Despite my praise for the G15s, I will not be putting them in my own bag. The G15s have a thick sole that caused me to consciously change my swing to sweep the ball rather than attack the ball. Moreover, when I tried to hit a slight draw or a slight fade the ball stayed almost dead straight. Last, the large offset of the clubhead lead to a few untimely hooks with my long irons.

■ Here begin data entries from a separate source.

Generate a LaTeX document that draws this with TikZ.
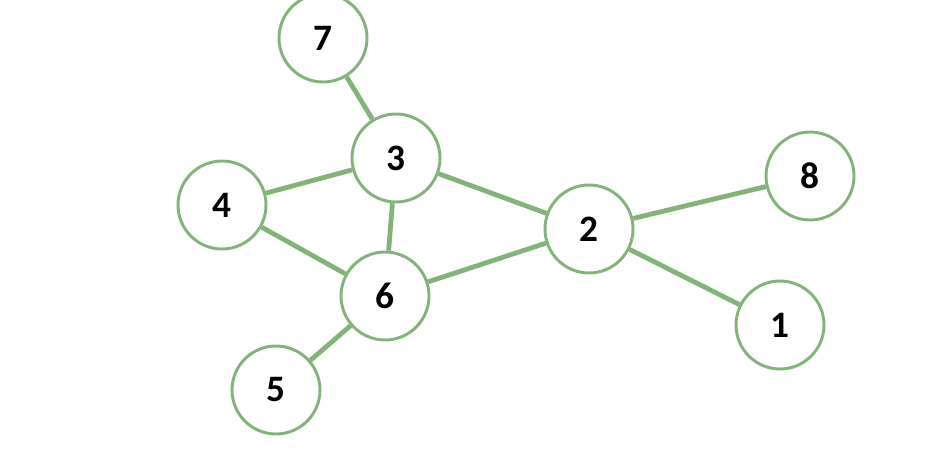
\documentclass[tikz,border=0pt]{standalone}
\usepackage{fontspec}
\setmainfont{Carlito}
\definecolor{gr}{RGB}{130,180,122}
\begin{document}
\begin{tikzpicture}[x=0.75pt,y=-0.75pt,
  vtx/.style={circle,draw=gr,line width=2.2pt,fill=white,minimum size=88*0.75pt,inner sep=0pt,font=\fontsize{28}{32}\selectfont\bfseries},
  edge/.style={draw=gr,line width=3.6pt}]
\useasboundingbox (0,0) rectangle (934,474);
\node[vtx] (n7) at (323,38) {7};
\node[vtx] (n3) at (396,158) {3};
\node[vtx] (n4) at (222,205) {4};
\node[vtx] (n2) at (589,229) {2};
\node[vtx] (n8) at (810,176) {8};
\node[vtx] (n6) at (385,296) {6};
\node[vtx] (n1) at (780,325) {1};
\node[vtx] (n5) at (276,390) {5};
\path[edge] (n7)--(n3) (n3)--(n4) (n3)--(n2) (n3)--(n6) (n4)--(n6) (n6)--(n2) (n6)--(n5) (n2)--(n8) (n2)--(n1);
\end{tikzpicture}
\end{document}
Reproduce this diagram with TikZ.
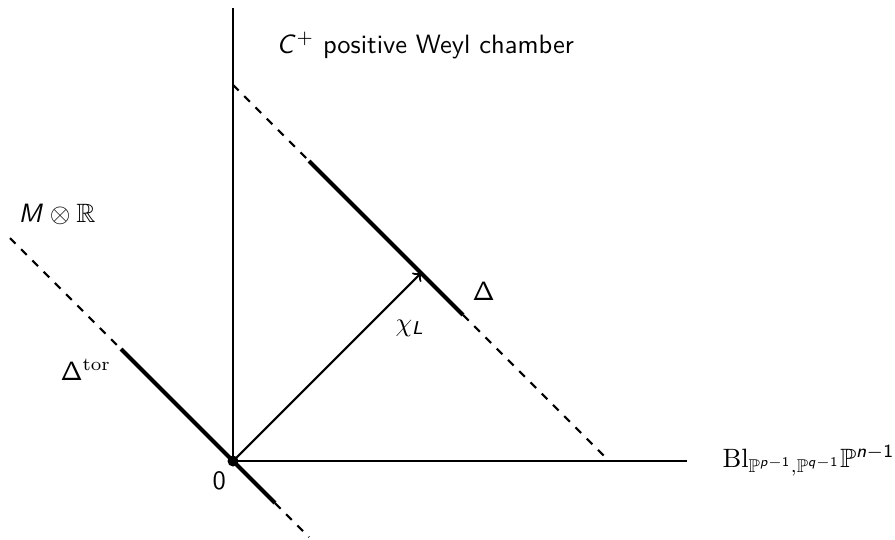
\documentclass[tikz,border=0pt]{standalone}
\usepackage{amssymb}
\DeclareMathAlphabet{\mathsfit}{OT1}{cmss}{m}{sl}
\begin{document}
\begin{tikzpicture}[x=0.37736pt,y=-0.37736pt,
  axis/.style={line width=0.8pt},
  dashline/.style={line width=0.8pt,dashed},
  thickseg/.style={line width=1.5pt},
  lab/.style={inner sep=0pt,anchor=base west,font=\sffamily}]
\useasboundingbox (0,0) rectangle (895,539);
% key points
\coordinate (O) at (233,461);
\coordinate (vtop) at (233,8);
\coordinate (hend) at (687,461);
\coordinate (t1) at (10,238);
\coordinate (t2) at (121,349);
\coordinate (t3) at (275,503);
\coordinate (t4) at (309,537);
\coordinate (d1) at (233,85);
\coordinate (d2) at (309,161);
\coordinate (d3) at (463,315);
\coordinate (d4) at (609,461);
\coordinate (foot) at (421,273);
% axes
\draw[axis] (O) -- (vtop);
\draw[axis] (O) -- (hend);
% M tensor R line
\draw[dashline] (t1) -- (t2);
\draw[thickseg] (t2) -- (O) -- (t3);
\draw[dashline] (t3) -- (t4);
% Delta line
\draw[dashline] (d1) -- (d2);
\draw[thickseg] (d2) -- (d3);
\draw[dashline] (d3) -- (d4);
% arrow chi_L
\draw[axis,->] (O) -- (foot);
\fill (O) circle (5.5);
% labels
\node[lab] (cplus) at (276,53) {$\mathsfit{C}^+$ positive Weyl chamber};
\node[lab] (mr) at (18,222) {$\mathsfit{M}\otimes\mathbb{R}$};
\node[lab] (dtor) at (60,380) {$\mathsf{\Delta}^{\mathrm{tor}}$};
\node[lab] (delta) at (472,300) {$\mathsf{\Delta}$};
\node[lab] (chi) at (395,331) {$\chi_{\mathsfit{L}}$};
\node[lab] (zero) at (212,489) {0};
\node[lab] (bl) at (722,467) {$\mathrm{Bl}_{\mathbb{P}^{\mathsfit{p}-\mathsf{1}},\mathbb{P}^{\mathsfit{q}-\mathsf{1}}}\mathbb{P}^{\mathsfit{n}-\mathsf{1}}$};
\end{tikzpicture}
\end{document}
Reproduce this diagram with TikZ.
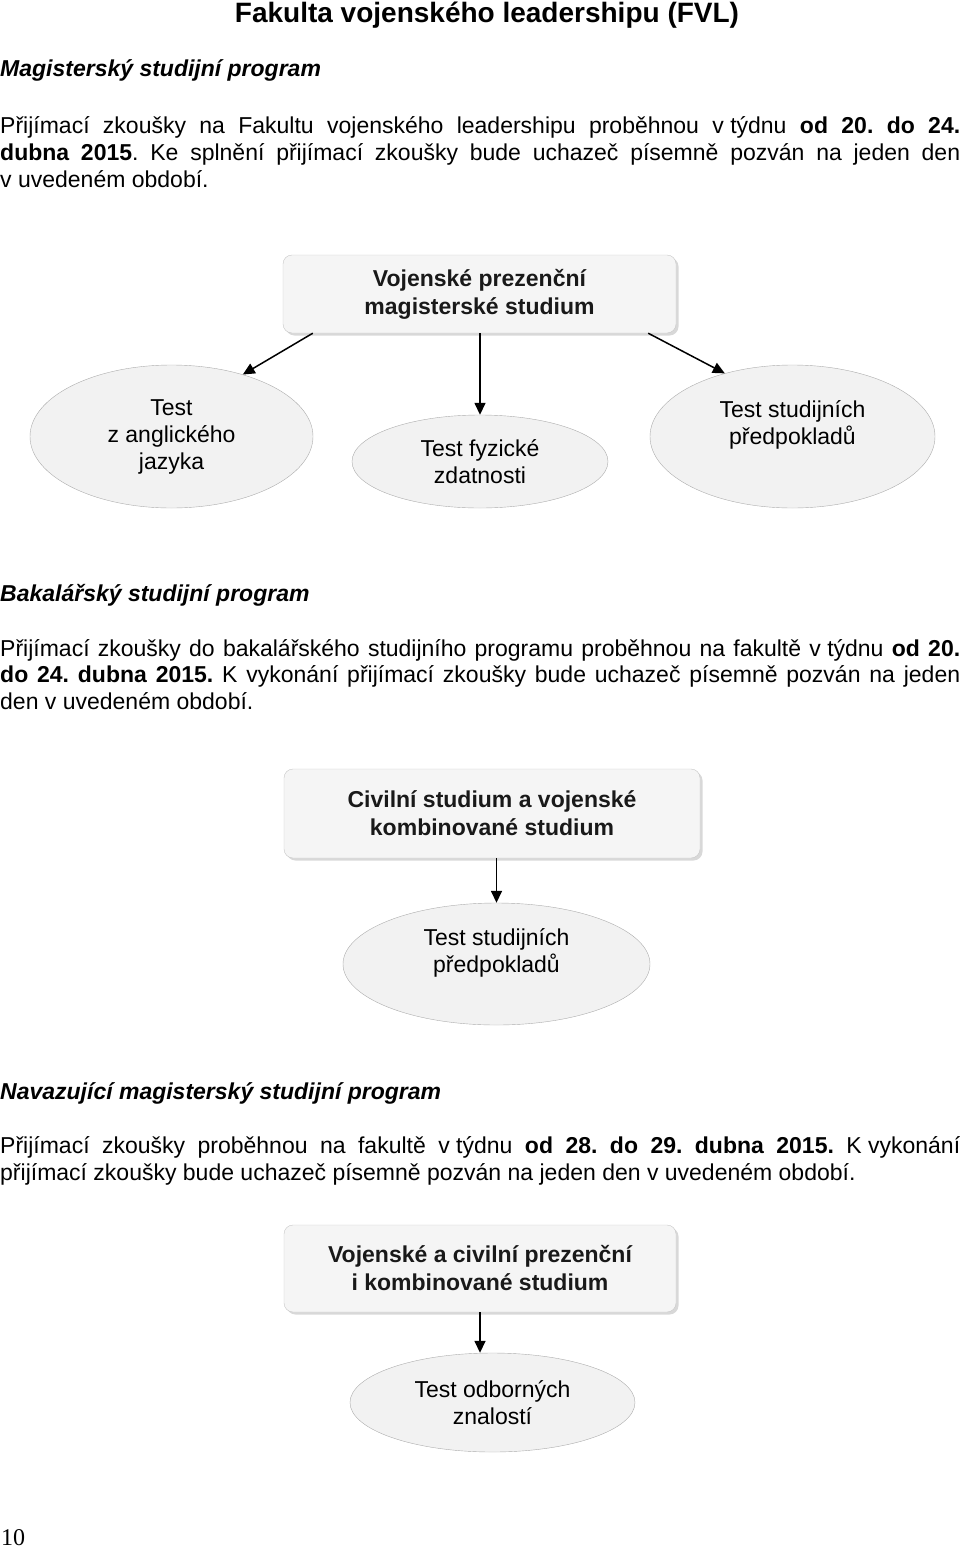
\documentclass[tikz,border=0pt]{standalone}
\usepackage{fontspec}
\setmainfont{Liberation Sans}
\newfontfamily\serifnum{Liberation Serif}
\usepackage{tikz}
\usetikzlibrary{arrows.meta}
\usetikzlibrary{shapes.geometric}
\usetikzlibrary{shadows}
\frenchspacing
\newcommand{\widthtext}{960pt}
\newcommand{\fsp}{\kern.278em}
\newcommand{\just}[1]{\makebox[\widthtext][s]{#1}}
\tikzset{
    common/.style={anchor=west, inner sep=0pt, text height=17pt, text depth=5pt},
    textline/.style={common, font=\fontsize{23}{27}\selectfont},
    progtitle/.style={common, font=\fontsize{23}{27}\selectfont\bfseries\itshape},
    studybox/.style={draw=gray!45, fill=gray!8, rounded corners=9pt, align=center,
        font=\fontsize{23}{28}\selectfont\bfseries, text=black!90,
        drop shadow={shadow xshift=2.5pt, shadow yshift=-2.5pt, fill=gray!60}},
    testellipse/.style={ellipse, draw=gray!65, fill=gray!10, align=center, inner sep=0pt,
        font=\fontsize{23}{27}\selectfont},
    link/.style={line width=1.5pt}
}

\begin{document}
\begin{tikzpicture}[x=1pt, y=-1pt, >={Triangle[length=12pt, width=11pt]}]
          \useasboundingbox (0,0) rectangle (960,1550);

          \path
              (487,15) node[font=\fontsize{28}{32}\selectfont\bfseries] (fvl) {Fakulta vojenského leadershipu (FVL)}
              (0,70) node[progtitle] (mag) {Magisterský studijní program}
              (0,127) node[textline] (mag-1) {\just{Přijímací zkoušky na Fakultu vojenského leadershipu proběhnou v\fsp týdnu \textbf{od 20. do 24.}}}
              (0,154) node[textline] (mag-2) {\just{\textbf{dubna 2015}. Ke splnění přijímací zkoušky bude uchazeč písemně pozván na jeden den}}
              (0,181) node[textline] (mag-3) {v uvedeném období.};

          \path
              (479.5,294) node[studybox, minimum width=393pt, minimum height=78pt] (vps) {Vojenské prezenční\\magisterské studium}
              (171.5,436.5) node[testellipse, minimum width=283pt, minimum height=143pt] (eng) {Test\\z anglického\\jazyka}
              (480,461.5) node[testellipse, minimum width=256pt, minimum height=93pt] (fyz) {Test fyzické\\zdatnosti}
              (792.5,436.5) node[testellipse, minimum width=285pt, minimum height=143pt] (tsp-m) {Test studijních\\předpokladů\\\mbox{}};

          \draw[->, link] ([xshift=30pt]vps.south west) -- (eng.41);
          \draw[->, link] (vps.south -| fyz.north) -- (fyz.north);
          \draw[->, link] ([xshift=-28pt]vps.south east) -- (tsp-m.137);

          \path
              (0,595) node[progtitle] (bak) {Bakalářský studijní program}
              (0,650) node[textline] (bak-1) {\just{Přijímací zkoušky do bakalářského studijního programu proběhnou na fakultě v\fsp týdnu \textbf{od 20.}}}
              (0,676) node[textline] (bak-2) {\just{\textbf{do 24. dubna 2015.} K vykonání přijímací zkoušky bude uchazeč písemně pozván na jeden}}
              (0,703) node[textline] (bak-3) {den v uvedeném období.};

          \path
              (492,813.5) node[studybox, minimum width=416pt, minimum height=89pt] (civ) {Civilní studium a vojenské\\kombinované studium}
              (496.5,964) node[testellipse, minimum width=307pt, minimum height=122pt] (tsp-b) {Test studijních\\předpokladů\\\mbox{}};

          \draw[->, link] (civ.south -| tsp-b.north) -- (tsp-b.north);

          \path
              (0,1093) node[progtitle] (nav) {Navazující magisterský studijní program}
              (0,1147) node[textline] (nav-1) {\just{Přijímací zkoušky proběhnou na fakultě v\fsp týdnu \textbf{od 28. do 29. dubna 2015.} K\fsp vykonání}}
              (0,1174) node[textline] (nav-2) {přijímací zkoušky bude uchazeč písemně pozván na jeden den v uvedeném období.};

          \path
              (480,1268.5) node[studybox, minimum width=392pt, minimum height=87pt] (vak) {Vojenské a civilní prezenční\\i kombinované studium}
              (492.5,1402.5) node[testellipse, minimum width=285pt, minimum height=99pt] (odb) {Test odborných\\znalostí};

          \draw[->, link] (vak.south) -- (vak.south |- odb.north);

          \path (1,1538) node[anchor=west, inner sep=0pt, font=\serifnum\fontsize{24}{28}\selectfont] (page) {10};
        \end{tikzpicture}
\end{document}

With all that said, PING has no intention of me putting the clubs in my bag. The G15 is targeted at golfers that dig into the ground when they shouldn’t; golfers that probably can’t hit a feather draw or fade; golfers that could benefit from the offset. Ultimately, the G15 is a perfect fit for a mid- to high-handicap golfer.
Specs and Extras
Like all PING golf clubs, they are meant to be custom ordered to your specifications including shaft, grip texture, grip size, lie, and loft. If you were to get a set of G15s off the rack, they come standard with either the PING AWT steel (Soft R, R, S, and X flexes) or TFC 149i graphite shaft (L, Soft R, R and S flexes). MSRP is $107.50 per club with steel shafts and $135.00 per club with graphite shafts.
Standard specs for the irons are as follows:
Club Length Loft Lie Offset Bounce --------------------------------------------------- 3 38.75" 20° 59.25° .32" -2° 4 38.25" 23° 60.00° .30" 0° 5 37.75" 26° 60.75° .28" 2° 6 37.25" 29° 61.50° .26" 4° 7 26.75" 32° 62.25° .24" 6° 8 36.25" 36° 63.00° .22" 8° 9 35.75" 40° 63.75° .20" 9° PW 35.50" 45° 64.00° .18" 10°
For nearly a decade my disdain for the appearance of PING irons has kept me from giving them a closer look. Given the G15’s new and improved appearance though I was finally I was finally willing to give the irons a chance. After three weeks of experiencing the ridiculous forgiveness of the G15s, I believe that these irons will attract a lot of converts. While you will not see the G15 irons in the bags of any tour professionals or many lower handicappers, this is a club that any player seeking maximum forgiveness should seriously consider.